Message 10345 is the assistant's response to that crash. The patches deployed here represent the assistant's best hypothesis for what went wrong and how to fix it. The cudagraph_mark_step_begin() call is particularly telling—it suggests the assistant believed the issue was about step boundary marking rather than thread safety. This hypothesis would prove incorrect, as the subsequent per-thread graph warmup attempt would also fail.
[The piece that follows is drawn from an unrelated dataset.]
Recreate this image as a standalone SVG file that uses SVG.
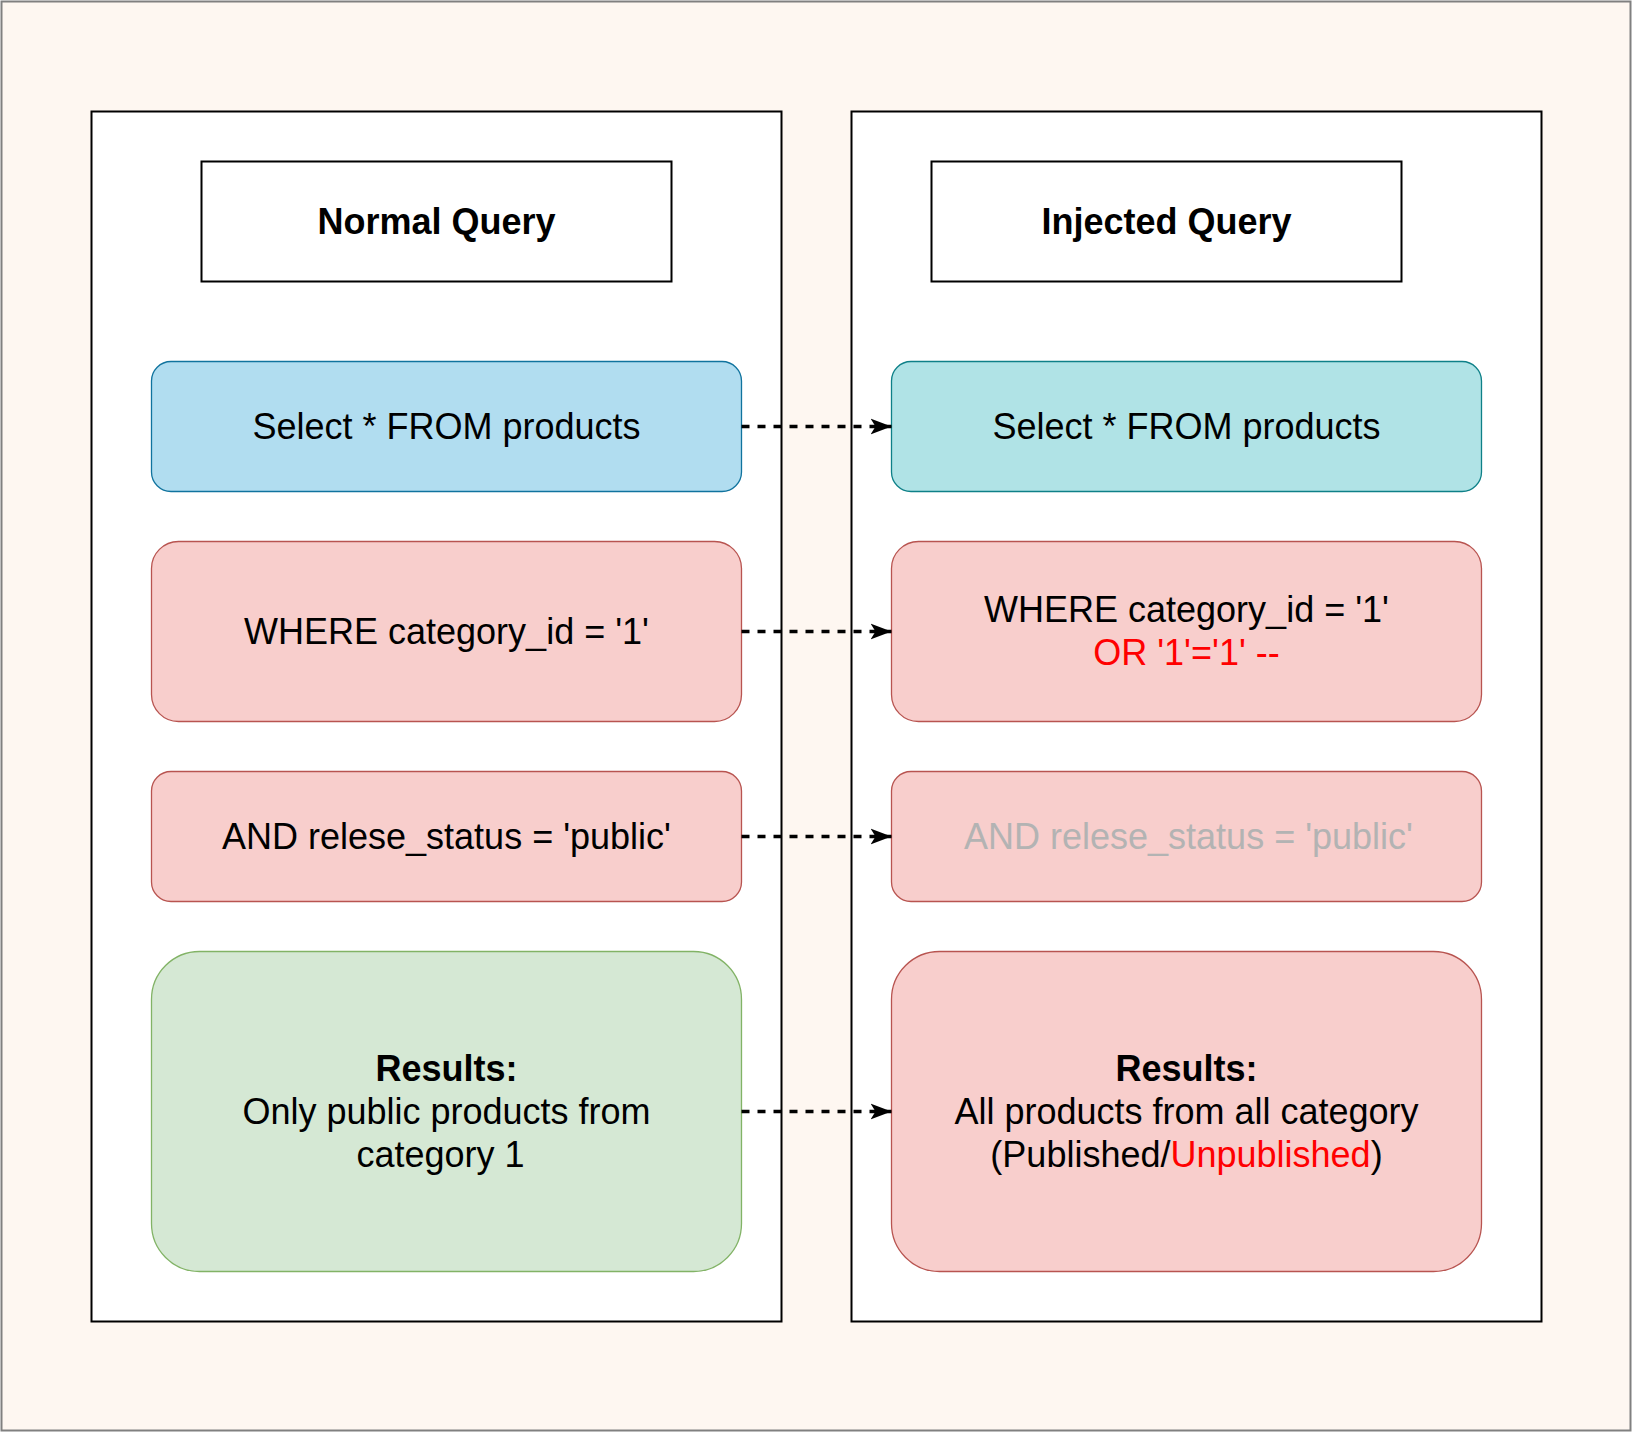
<svg xmlns="http://www.w3.org/2000/svg" width="1632" height="1432" viewBox="0 0 1632 1432">
  <style>
    .t{font-family:"Liberation Sans",Arial,Helvetica,sans-serif;font-size:36px;text-anchor:middle;fill:#000}
    .b{font-weight:bold}
    .panel{fill:#fff;stroke:#000;stroke-width:2}
    .blue{fill:#b1ddf0;stroke:#10739e;stroke-width:1.3}
    .teal{fill:#b0e3e6;stroke:#0e8088;stroke-width:1.3}
    .red{fill:#f8cecc;stroke:#b85450;stroke-width:1.3}
    .green{fill:#d5e8d4;stroke:#82b366;stroke-width:1.3}
    .conn{fill:none;stroke:#000;stroke-width:3.5;stroke-dasharray:8 8}
  </style>
  <defs>
    <marker id="arr" viewBox="0 0 21 18" refX="21" refY="9" markerWidth="21" markerHeight="18" markerUnits="userSpaceOnUse" orient="auto">
      <path d="M0,1 L21,9 L0,17 L5,9 Z" fill="#000"/>
    </marker>
  </defs>
  <rect x="1.5" y="1.5" width="1629" height="1429" fill="#fef7f1" stroke="#808080" stroke-width="2"/>
  <g id="panel-left"><rect class="panel" x="91.5" y="111.5" width="690" height="1210"/></g>
  <g id="panel-right"><rect class="panel" x="851.5" y="111.5" width="690" height="1210"/></g>
  <g id="title-normal">
    <rect class="panel" x="201.5" y="161.5" width="470" height="120"/>
    <text class="t b" x="436.5" y="234">Normal Query</text>
  </g>
  <g id="title-injected">
    <rect class="panel" x="931.5" y="161.5" width="470" height="120"/>
    <text class="t b" x="1166.5" y="234">Injected Query</text>
  </g>
  <g id="n-select-left">
    <rect class="blue" x="151.5" y="361.5" width="590" height="130" rx="19.5"/>
    <text class="t" x="446.5" y="439">Select * FROM products</text>
  </g>
  <g id="n-select-right">
    <rect class="teal" x="891.5" y="361.5" width="590" height="130" rx="19.5"/>
    <text class="t" x="1186.5" y="439">Select * FROM products</text>
  </g>
  <g id="n-where-left">
    <rect class="red" x="151.5" y="541.5" width="590" height="180" rx="27"/>
    <text class="t" x="446.5" y="644">WHERE category_id = '1'</text>
  </g>
  <g id="n-where-right">
    <rect class="red" x="891.5" y="541.5" width="590" height="180" rx="27"/>
    <text class="t" x="1186.5" y="622">WHERE category_id = '1'</text>
    <text class="t" x="1186.5" y="665" style="fill:#ff0000">OR '1'='1' --</text>
  </g>
  <g id="n-and-left">
    <rect class="red" x="151.5" y="771.5" width="590" height="130" rx="19.5"/>
    <text class="t" x="446.5" y="849">AND relese_status = 'public'</text>
  </g>
  <g id="n-and-right">
    <rect class="red" x="891.5" y="771.5" width="590" height="130" rx="19.5"/>
    <text class="t" x="1188.5" y="849" style="fill:#b3b3b3">AND relese_status = 'public'</text>
  </g>
  <g id="n-result-left">
    <rect class="green" x="151.5" y="951.5" width="590" height="320" rx="48"/>
    <text class="t b" x="446.5" y="1080.5">Results:</text>
    <text class="t" x="446.5" y="1123.5">Only public products from</text>
    <text class="t" x="440.5" y="1166.5">category 1</text>
  </g>
  <g id="n-result-right">
    <rect class="red" x="891.5" y="951.5" width="590" height="320" rx="48"/>
    <text class="t b" x="1186.5" y="1080.5">Results:</text>
    <text class="t" x="1186.5" y="1123.5">All products from all category</text>
    <text class="t" x="1186.5" y="1166.5">(Published/<tspan fill="#ff0000">Unpublished</tspan>)</text>
  </g>
  <g id="connectors">
    <line class="conn" x1="741.5" y1="426.5" x2="891.5" y2="426.5" marker-end="url(#arr)"/>
    <line class="conn" x1="741.5" y1="631.5" x2="891.5" y2="631.5" marker-end="url(#arr)"/>
    <line class="conn" x1="741.5" y1="836.5" x2="891.5" y2="836.5" marker-end="url(#arr)"/>
    <line class="conn" x1="741.5" y1="1111.5" x2="891.5" y2="1111.5" marker-end="url(#arr)"/>
  </g>
</svg>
What makes this message poignant is that the deployment itself succeeds ("deployed" is echoed), but the underlying problem remains unsolved. The assistant would go on to try per-thread graph warmup (which hung) before eventually pivoting to a different approach. Message 10345 is thus a snapshot of a moment when the assistant believed it had found the solution, only to be proven wrong by the unforgiving complexity of multi-threaded CUDA graph capture.
Conclusion
Message 10345 is a routine deployment that encapsulates the immense engineering challenge of making advanced PyTorch compilation features work in a custom multi-GPU training pipeline. It shows the assistant moving from analysis to execution, deploying three carefully crafted patches with the hope of finally resolving the CUDAGraph Trees thread-local assertion. The reasoning is brief and procedural, reflecting confidence that the right fix had been found. Yet the subsequent failures would reveal that the root cause—thread safety in CUDA graph capture—required a deeper solution than step boundary markers and compilation flags.
For anyone building custom training pipelines with torch.compile, this message serves as a cautionary tale: CUDA graph capture is powerful but fragile, thread safety is not guaranteed, and even well-reasoned patches can fail in unexpected ways. The deployment that almost worked is often more instructive than the one that did.